▶ **Directions**: Produce an exact transcription of the listing below, omitting the pictures.

▶ **Provided material**:
====

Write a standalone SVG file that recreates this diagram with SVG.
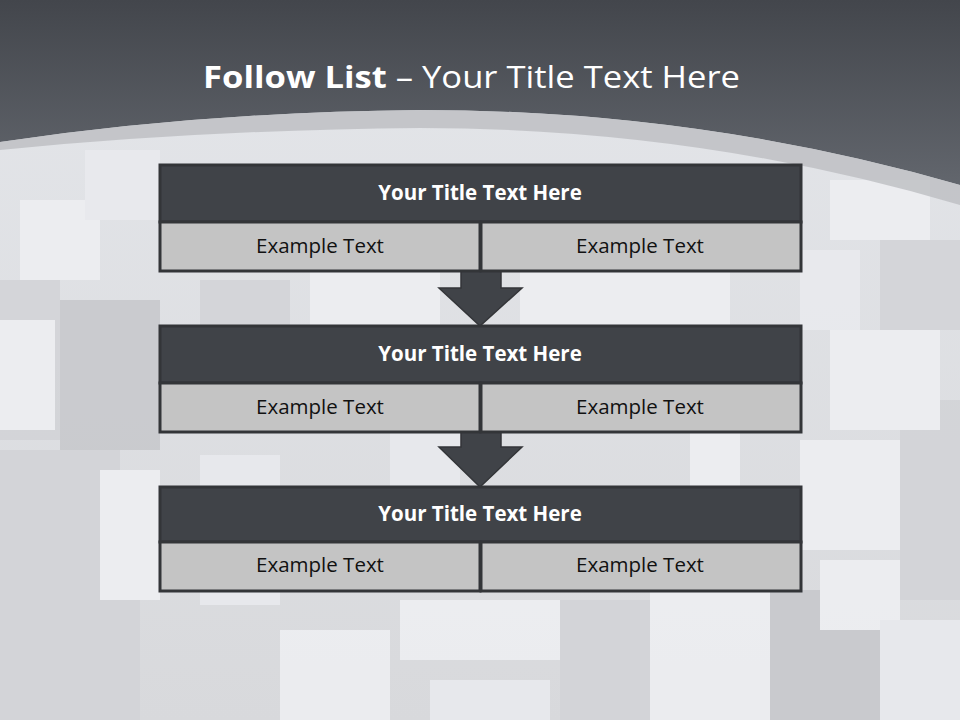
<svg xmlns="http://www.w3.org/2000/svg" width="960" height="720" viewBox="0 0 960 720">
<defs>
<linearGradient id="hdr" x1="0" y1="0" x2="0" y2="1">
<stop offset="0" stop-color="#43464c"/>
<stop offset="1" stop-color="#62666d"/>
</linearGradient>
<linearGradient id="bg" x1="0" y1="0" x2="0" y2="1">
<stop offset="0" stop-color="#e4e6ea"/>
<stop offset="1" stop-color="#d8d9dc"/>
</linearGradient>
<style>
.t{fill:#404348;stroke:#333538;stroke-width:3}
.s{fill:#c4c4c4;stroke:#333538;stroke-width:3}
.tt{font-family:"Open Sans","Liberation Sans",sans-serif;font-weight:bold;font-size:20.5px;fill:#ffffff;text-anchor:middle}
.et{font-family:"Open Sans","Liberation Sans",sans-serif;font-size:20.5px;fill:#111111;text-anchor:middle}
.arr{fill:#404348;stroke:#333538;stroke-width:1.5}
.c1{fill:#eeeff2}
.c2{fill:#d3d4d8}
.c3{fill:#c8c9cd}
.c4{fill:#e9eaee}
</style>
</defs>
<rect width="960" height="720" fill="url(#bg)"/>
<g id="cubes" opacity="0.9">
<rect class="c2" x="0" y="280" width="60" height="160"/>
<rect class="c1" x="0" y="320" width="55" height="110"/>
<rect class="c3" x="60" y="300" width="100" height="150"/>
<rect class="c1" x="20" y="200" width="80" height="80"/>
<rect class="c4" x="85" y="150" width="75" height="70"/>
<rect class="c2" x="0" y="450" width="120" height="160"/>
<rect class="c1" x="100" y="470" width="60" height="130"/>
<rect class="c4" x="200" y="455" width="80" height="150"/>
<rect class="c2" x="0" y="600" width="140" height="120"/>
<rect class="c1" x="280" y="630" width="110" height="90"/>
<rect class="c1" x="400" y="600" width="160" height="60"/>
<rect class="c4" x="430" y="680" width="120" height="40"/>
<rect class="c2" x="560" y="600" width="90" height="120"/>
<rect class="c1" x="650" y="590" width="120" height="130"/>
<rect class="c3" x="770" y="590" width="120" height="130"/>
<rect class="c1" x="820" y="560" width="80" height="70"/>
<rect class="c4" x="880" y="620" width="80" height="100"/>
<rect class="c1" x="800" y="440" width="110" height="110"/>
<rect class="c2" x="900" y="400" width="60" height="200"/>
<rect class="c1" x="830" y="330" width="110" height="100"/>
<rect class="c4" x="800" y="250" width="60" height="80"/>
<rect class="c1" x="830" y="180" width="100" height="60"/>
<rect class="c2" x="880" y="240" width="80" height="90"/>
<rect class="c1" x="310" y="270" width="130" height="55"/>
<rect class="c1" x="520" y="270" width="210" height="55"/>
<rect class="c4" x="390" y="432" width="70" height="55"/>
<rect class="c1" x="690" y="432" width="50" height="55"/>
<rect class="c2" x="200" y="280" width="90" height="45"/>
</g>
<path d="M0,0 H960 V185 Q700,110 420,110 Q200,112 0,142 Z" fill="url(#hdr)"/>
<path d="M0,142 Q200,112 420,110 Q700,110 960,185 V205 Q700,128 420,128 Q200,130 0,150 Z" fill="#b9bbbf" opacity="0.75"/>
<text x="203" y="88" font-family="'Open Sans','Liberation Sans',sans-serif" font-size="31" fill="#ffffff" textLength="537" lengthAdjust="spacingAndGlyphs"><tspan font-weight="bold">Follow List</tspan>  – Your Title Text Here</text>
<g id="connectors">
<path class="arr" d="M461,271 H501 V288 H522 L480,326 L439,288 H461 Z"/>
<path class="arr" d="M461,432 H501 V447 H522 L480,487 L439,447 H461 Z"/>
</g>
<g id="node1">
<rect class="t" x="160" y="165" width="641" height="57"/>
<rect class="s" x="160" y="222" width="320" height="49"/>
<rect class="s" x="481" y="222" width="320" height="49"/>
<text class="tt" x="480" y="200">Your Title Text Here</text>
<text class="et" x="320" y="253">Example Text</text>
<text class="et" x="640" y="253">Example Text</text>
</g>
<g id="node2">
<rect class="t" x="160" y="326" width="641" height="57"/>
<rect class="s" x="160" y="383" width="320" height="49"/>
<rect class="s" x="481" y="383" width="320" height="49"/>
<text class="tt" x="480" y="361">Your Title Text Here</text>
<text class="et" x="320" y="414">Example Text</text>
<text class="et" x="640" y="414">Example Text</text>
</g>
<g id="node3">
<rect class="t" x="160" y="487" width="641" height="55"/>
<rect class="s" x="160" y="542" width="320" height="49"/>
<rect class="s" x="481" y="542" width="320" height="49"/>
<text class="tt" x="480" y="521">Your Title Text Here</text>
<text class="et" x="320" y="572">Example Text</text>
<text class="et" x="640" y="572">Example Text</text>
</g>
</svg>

====

▶ **Response to the task**:
Write a standalone SVG file that recreates this diagram with SVG.
<svg xmlns="http://www.w3.org/2000/svg" width="960" height="720" viewBox="0 0 960 720">
<defs>
<linearGradient id="hdr" x1="0" y1="0" x2="0" y2="1">
<stop offset="0" stop-color="#43464c"/>
<stop offset="1" stop-color="#62666d"/>
</linearGradient>
<linearGradient id="bg" x1="0" y1="0" x2="0" y2="1">
<stop offset="0" stop-color="#e4e6ea"/>
<stop offset="1" stop-color="#d8d9dc"/>
</linearGradient>
<style>
.t{fill:#404348;stroke:#333538;stroke-width:3}
.s{fill:#c4c4c4;stroke:#333538;stroke-width:3}
.tt{font-family:"Open Sans","Liberation Sans",sans-serif;font-weight:bold;font-size:20.5px;fill:#ffffff;text-anchor:middle}
.et{font-family:"Open Sans","Liberation Sans",sans-serif;font-size:20.5px;fill:#111111;text-anchor:middle}
.arr{fill:#404348;stroke:#333538;stroke-width:1.5}
.c1{fill:#eeeff2}
.c2{fill:#d3d4d8}
.c3{fill:#c8c9cd}
.c4{fill:#e9eaee}
</style>
</defs>
<rect width="960" height="720" fill="url(#bg)"/>
<g id="cubes" opacity="0.9">
<rect class="c2" x="0" y="280" width="60" height="160"/>
<rect class="c1" x="0" y="320" width="55" height="110"/>
<rect class="c3" x="60" y="300" width="100" height="150"/>
<rect class="c1" x="20" y="200" width="80" height="80"/>
<rect class="c4" x="85" y="150" width="75" height="70"/>
<rect class="c2" x="0" y="450" width="120" height="160"/>
<rect class="c1" x="100" y="470" width="60" height="130"/>
<rect class="c4" x="200" y="455" width="80" height="150"/>
<rect class="c2" x="0" y="600" width="140" height="120"/>
<rect class="c1" x="280" y="630" width="110" height="90"/>
<rect class="c1" x="400" y="600" width="160" height="60"/>
<rect class="c4" x="430" y="680" width="120" height="40"/>
<rect class="c2" x="560" y="600" width="90" height="120"/>
<rect class="c1" x="650" y="590" width="120" height="130"/>
<rect class="c3" x="770" y="590" width="120" height="130"/>
<rect class="c1" x="820" y="560" width="80" height="70"/>
<rect class="c4" x="880" y="620" width="80" height="100"/>
<rect class="c1" x="800" y="440" width="110" height="110"/>
<rect class="c2" x="900" y="400" width="60" height="200"/>
<rect class="c1" x="830" y="330" width="110" height="100"/>
<rect class="c4" x="800" y="250" width="60" height="80"/>
<rect class="c1" x="830" y="180" width="100" height="60"/>
<rect class="c2" x="880" y="240" width="80" height="90"/>
<rect class="c1" x="310" y="270" width="130" height="55"/>
<rect class="c1" x="520" y="270" width="210" height="55"/>
<rect class="c4" x="390" y="432" width="70" height="55"/>
<rect class="c1" x="690" y="432" width="50" height="55"/>
<rect class="c2" x="200" y="280" width="90" height="45"/>
</g>
<path d="M0,0 H960 V185 Q700,110 420,110 Q200,112 0,142 Z" fill="url(#hdr)"/>
<path d="M0,142 Q200,112 420,110 Q700,110 960,185 V205 Q700,128 420,128 Q200,130 0,150 Z" fill="#b9bbbf" opacity="0.75"/>
<text x="203" y="88" font-family="'Open Sans','Liberation Sans',sans-serif" font-size="31" fill="#ffffff" textLength="537" lengthAdjust="spacingAndGlyphs"><tspan font-weight="bold">Follow List</tspan>  – Your Title Text Here</text>
<g id="connectors">
<path class="arr" d="M461,271 H501 V288 H522 L480,326 L439,288 H461 Z"/>
<path class="arr" d="M461,432 H501 V447 H522 L480,487 L439,447 H461 Z"/>
</g>
<g id="node1">
<rect class="t" x="160" y="165" width="641" height="57"/>
<rect class="s" x="160" y="222" width="320" height="49"/>
<rect class="s" x="481" y="222" width="320" height="49"/>
<text class="tt" x="480" y="200">Your Title Text Here</text>
<text class="et" x="320" y="253">Example Text</text>
<text class="et" x="640" y="253">Example Text</text>
</g>
<g id="node2">
<rect class="t" x="160" y="326" width="641" height="57"/>
<rect class="s" x="160" y="383" width="320" height="49"/>
<rect class="s" x="481" y="383" width="320" height="49"/>
<text class="tt" x="480" y="361">Your Title Text Here</text>
<text class="et" x="320" y="414">Example Text</text>
<text class="et" x="640" y="414">Example Text</text>
</g>
<g id="node3">
<rect class="t" x="160" y="487" width="641" height="55"/>
<rect class="s" x="160" y="542" width="320" height="49"/>
<rect class="s" x="481" y="542" width="320" height="49"/>
<text class="tt" x="480" y="521">Your Title Text Here</text>
<text class="et" x="320" y="572">Example Text</text>
<text class="et" x="640" y="572">Example Text</text>
</g>
</svg>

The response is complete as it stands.